2013年10月7日

米田 Nature #7458, 7468
1)腸チフス菌の毒素タンパク質の機能と構造を見た話。ターゲットのタンパク質をLC-MS/MSで同定して、結合にはターゲットの糖鎖が重要だということを示していた。構造はおまけで、機能解析の方に重点を置いているという印象を得た。
2)リボスイッチの話。これまで考えられてきた2状態ではなく3状態によって制御されているということを示していた。化学的解析やNMR,シミュレーションと幅広い実験をしているのはすごいと思った。
3)エルシニアのABC毒素の話。BとCのN末端領域の共結晶を解いて、変異体解析したといういつもの流れ。
4)H/Naアンチポーターの構造を解いた話。これまでよく解析されてきた大腸菌由来のものではなく高度好熱菌T.thermophilus由来のものを使うことで、低pH以外での構造=Outward facing構造が解かれ、さらにシミュレーションで、イオンの流入出と共役して、20度の構造変化をしているというモデルを立てていた。固定子も、これ以上に構造変化しているのかもしれませんね。

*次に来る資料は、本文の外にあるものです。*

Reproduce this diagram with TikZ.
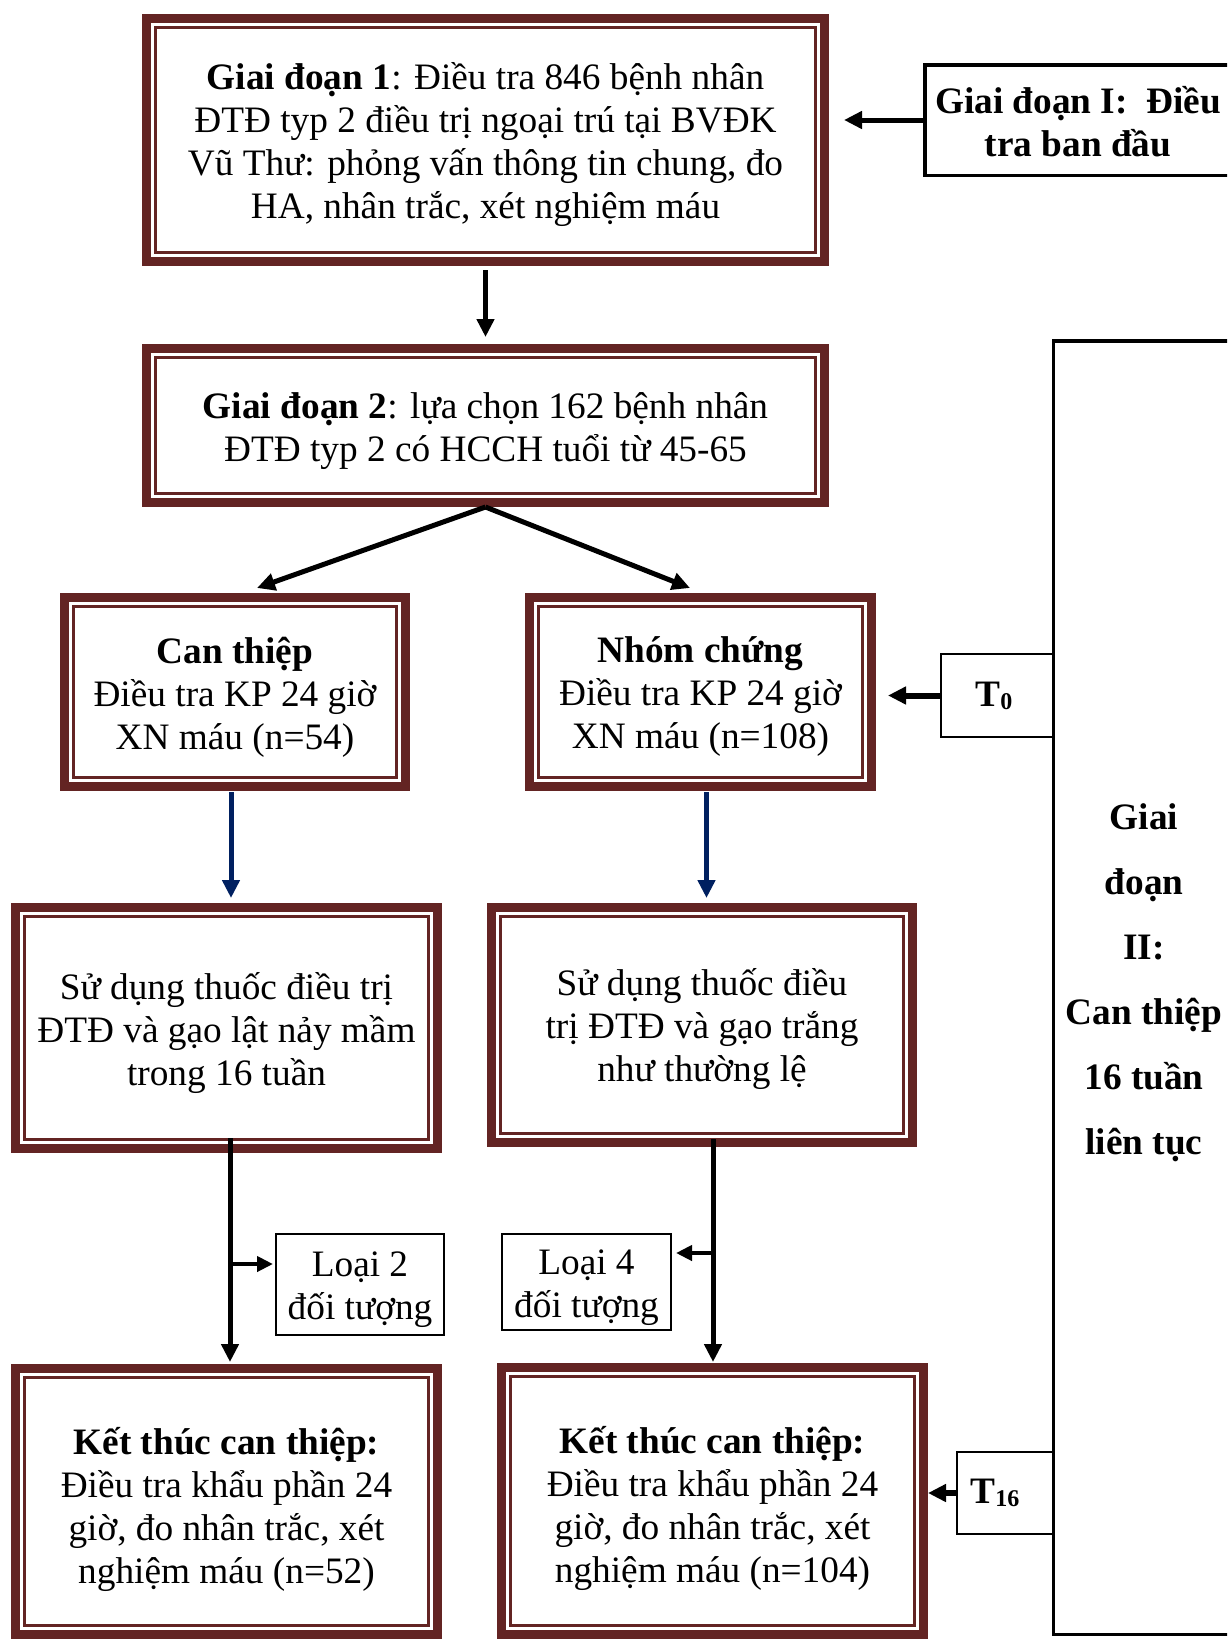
\documentclass[tikz,border=0pt]{standalone}
\usepackage{fontspec}
\setmainfont{Liberation Serif}
\usetikzlibrary{arrows.meta,calc}
\definecolor{boxred}{RGB}{99,36,35}
\definecolor{arrowblue}{RGB}{0,32,96}
\begin{document}
\begin{tikzpicture}[x=1pt,y=-1pt,
  txt/.style={font=\fontsize{37.3pt}{43pt}\selectfont, align=center, inner sep=0pt},
  dbox/.style={draw=boxred, line width=9pt, fill=white, inner sep=0pt,
    path picture={\draw[boxred,line width=3pt]
      ([shift={(9pt,-9pt)}]path picture bounding box.north west) rectangle
      ([shift={(-9pt,9pt)}]path picture bounding box.south east);}},
  sbox/.style={draw=black, line width=2pt, fill=white, inner sep=0pt},
  tbox/.style={draw=black, line width=3.5pt, fill=white, inner sep=0pt},
  arr/.style={draw=black, line width=5pt, -{Triangle[length=18pt,width=17pt]}},
  barr/.style={draw=arrowblue, line width=5pt, -{Triangle[length=18pt,width=17pt]}},
  sarr/.style={draw=black, line width=4.5pt, -{Triangle[length=16pt,width=15pt]}}
]
\useasboundingbox (0,0) rectangle (1227,1639);
\clip (0,0) rectangle (1227,1639);

% main double boxes
\node[dbox, minimum width=678pt, minimum height=243pt] (b1) at (485.5,140) {};
\node[txt] (b1t) at ($(b1.center)+(0,4.5)$)
  {\textbf{Giai đoạn 1}: Điều tra 846 bệnh nhân\\ĐTĐ typ 2 điều trị ngoại trú tại BVĐK\\Vũ Thư: phỏng vấn thông tin chung, đo\\HA, nhân trắc, xét nghiệm máu};
\node[dbox, minimum width=678pt, minimum height=154pt] (b2) at (485.5,425.5) {};
\node[txt] (b2t) at ($(b2.center)+(0,5.5)$)
  {\textbf{Giai đoạn 2}: lựa chọn 162 bệnh nhân\\ĐTĐ typ 2 có HCCH tuổi từ 45-65};
\node[dbox, minimum width=341pt, minimum height=189pt] (b3) at (235,692) {};
\node[txt] (b3t) at ($(b3.center)+(0,5)$)
  {\textbf{Can thiệp}\\Điều tra KP 24 giờ\\XN máu (n=54)};
\node[dbox, minimum width=342pt, minimum height=189pt] (b4) at (700.5,692) {};
\node[txt] (b4t) at ($(b4.center)+(0,5)$)
  {\textbf{Nhóm chứng}\\Điều tra KP 24 giờ\\XN máu (n=108)};
\node[dbox, minimum width=422pt, minimum height=241pt] (b5) at (226.5,1028) {};
\node[txt] (b5t) at ($(b5.center)+(0,5)$)
  {Sử dụng thuốc điều trị\\ĐTĐ và gạo lật nảy mầm\\trong 16 tuần};
\node[dbox, minimum width=421pt, minimum height=235pt] (b6) at (702,1025) {};
\node[txt] (b6t) at ($(b6.center)+(0,4)$)
  {Sử dụng thuốc điều\\trị ĐTĐ và gạo trắng\\như thường lệ};
\node[dbox, minimum width=422pt, minimum height=266pt] (b7) at (226.5,1501.5) {};
\node[txt] (b7t) at ($(b7.center)+(0,7.5)$)
  {\textbf{Kết thúc can thiệp:}\\Điều tra khẩu phần 24\\giờ, đo nhân trắc, xét\\nghiệm máu (n=52)};
\node[dbox, minimum width=422pt, minimum height=267pt] (b8) at (712.5,1501) {};
\node[txt] (b8t) at ($(b8.center)+(0,7.5)$)
  {\textbf{Kết thúc can thiệp:}\\Điều tra khẩu phần 24\\giờ, đo nhân trắc, xét\\nghiệm máu (n=104)};

% stage boxes on the right
\node[tbox, minimum width=306.5pt, minimum height=110.5pt] (s1) at (1078,120) {};
\node[txt, font=\fontsize{37.3pt}{43pt}\selectfont\bfseries] (s1t) at ($(s1.center)+(0,2)$)
  {Giai đoạn I:~~Điều\\tra ban đầu};
\node[tbox, minimum width=181.5pt, minimum height=1293.5pt] (p2) at (1144.25,987.75) {};
\node[txt, font=\fontsize{37.3pt}{65pt}\selectfont\bfseries] (p2t) at (1144,983)
  {Giai\\đoạn\\II:\\Can thiệp\\16 tuần\\liên tục};
\node[sbox, minimum width=112pt, minimum height=83pt] (t0) at (997,695.5) {};
\node[txt, font=\fontsize{37.3pt}{43pt}\selectfont\bfseries] (t0t) at ($(t0.center)+(-3,0)$)
  {T\raisebox{-3pt}{\fontsize{24pt}{24pt}\selectfont 0}};
\node[sbox, minimum width=96.5pt, minimum height=82pt] (t16) at (1005,1493) {};
\node[txt, font=\fontsize{37.3pt}{43pt}\selectfont\bfseries] (t16t) at ($(t16.center)+(-10,0)$)
  {T\raisebox{-3pt}{\fontsize{24pt}{24pt}\selectfont 16}};

% exclusion boxes
\node[sbox, minimum width=168pt, minimum height=101pt] (l2) at (360,1284.5) {};
\node[txt] (l2t) at ($(l2.center)+(0,5)$) {Loại 2\\đối tượng};
\node[sbox, minimum width=169pt, minimum height=96pt] (l4) at (586.5,1282) {};
\node[txt] (l4t) at ($(l4.center)+(0,6)$) {Loại 4\\đối tượng};

% connectors
\draw[arr, shorten >=15pt] (s1.west) -- (s1.west -| b1.east);
\draw[arr, shorten <=4pt, shorten >=7pt] (b1.south) -- (b2.north);
\draw[arr] (b2.south) -- ([xshift=22pt,yshift=5pt]b3.north);
\draw[arr] (b2.south) -- ([xshift=-10.5pt,yshift=5pt]b4.north);
\draw[arr, line width=6pt, shorten >=12pt] (t0.west) -- (t0.west -| b4.east);
\draw[barr, shorten <=1pt, shorten >=5pt] ($(b3.south)+(-4,0)$) -- ($(b3.south |- b5.north)+(-4,0)$);
\draw[barr, shorten <=1pt, shorten >=5pt] ($(b4.south)+(6,0)$) -- ($(b4.south |- b6.north)+(6,0)$);
\draw[arr, shorten <=-15pt, shorten >=2pt] ($(b5.south)+(3.5,0)$) -- ($(b5.south |- b7.north)+(3.5,0)$);
\draw[arr, shorten <=-8pt, shorten >=1pt] ($(b6.south)+(11,0)$) -- ($(b6.south |- b8.north)+(11,0)$);
\coordinate (j2) at (230,1264);
\coordinate (j4) at (713,1253);
\draw[sarr, shorten >=2pt] (j2) -- (j2 -| l2.west);
\draw[sarr, shorten >=4pt] (j4) -- (j4 -| l4.east);
\draw[arr, line width=6pt] (t16.west) -- (t16.west -| b8.east);
\end{tikzpicture}
\end{document}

郷原 Science #6141, 6143, 6153
1)Cellular Thermal Shift Assay(CETSA)という方法を用いて、薬剤のタンパク質への結合を組織ごとに検出できるという方法の紹介。マウスを使用。応用すれば新規薬剤のスクリーニング等にも使えるのでしょうか?
2)Acanthamoebaに感染する2.5Mbものゲノムを持つ新規ウイルスを発見したという話。光学顕微鏡で見えるウイルスとは、驚きである。
3)ヒトの腸に生息する菌の種類によって薬剤の効きが変わるという話。原因は、ある種の菌が薬剤を不活化しうるためだとか。栄養条件によって、菌の活性が異なるようなので、食事と薬のバランスをうまく考える必要があるということでしょうか?
5)森を孤立させると、森の面積が小さい程、小動物が絶滅しやすいという話。単純に緑を残せばいいというわけではないということですね。

小嶋 PNAS Vol.110 #7, #26, #38
1)ATPを使って、ビタミンなどの基質を細胞内へと取り込む働きを担うECF(エナジーカップリングファクター)の結晶構造を解いた、という話。まず、ストイキオメトリーを調べるところからの仕事。構造と変異体の解析からモデル、といういつもの流れ。バンドがPomAに似ていることが少し話題となった。
2)コレラがT6SSで互いにエフェクターを撃ち合ったとき、姉妹同士が殺し合わないために必要な免疫分子を同定した話。トランスポゾン変異導入で大量の変異体を作成し、生えない菌を、全シークエンスで「減った配列」を見つけることで探してくるという手法。力技だが、賢い力技だと部屋が沸き上がった。
4)SlmAという、バクテリアでDNAやFtsZに結合するタンパク質と、短鎖DNAとの共結晶を解いた話。SlmAに結合したFtsZは伸長しても互いに衝突してバンドル化ができないため、染色体がZリングに巻き込まれることが無い、というモデルを示していた。
5)フクシマの話。2011年カリフォルニアにて放射性セシウムを含むマグロが捕れたらしいが、自然放射能よりもかなり下の放射性物質しか含まれていないことを示していた。
7)Tat complexの集合の話。機能的に集合解離するためには極少量比で存在しているTatE(TatAのホモログ)が必要だということを示していた。基質の変異体を使ったり、CCCPの影響を見たりと、やってることはなじみがある実験手法だった。